A written contracting agreement and the proof of its execution are important to obtain payment for the works

It’s risky to perform contracting works without a written contracting agreement: the absence of agreements established in writing means that there can be possible disputes about virtually every aspect of the assignment.

One of these aspects is the payment for the works and the exact price that the parties agreed on for them.

Recent higher-level case-law demonstrates that the lack of a written contracting agreement exposes the contractor or subcontractor to the risk of not being fully compensated for his works.
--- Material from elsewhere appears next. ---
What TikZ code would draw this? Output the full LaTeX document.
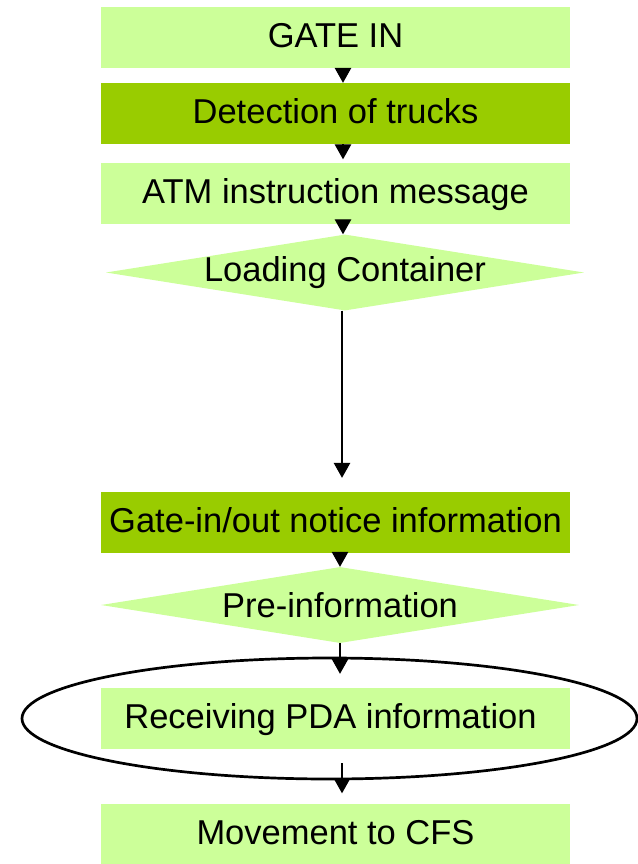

In its decision of 20 October 2015, the 20th division of the Court of Appeal of Brussels ruled that a contractor who performs works without a written agreement or any writing from the principal that makes the existence of this agreement probable, runs the risk of going unpaid for the works that he carried out (Brussels 20 October 2015, TBO 2016, 63-64). This is because the contractor bears the burden of proof for the works that he performed for the principal.

The decision of the Court of Cassation of 21 January 2016 confirms that the contractor who claims payment for allegedly agreed works must prove that he actually performed the works (Cass. 21 January 2016, AR C.14.0470.N, www.cass.be).

This means that not only the existence of a (sub)contracting agreement, but also its execution must be proven. The contractor or subcontractor must therefore demonstrate that he actually performed the agreed works. Such proof can be furnished e.g. by the production of worksite reports or an acceptance report. If these documents are not present, there is a risk that the Court will deem that the proof has not been provided of execution of the works for which compensation is claimed, and that the (sub)contractor will consequently receive no payment.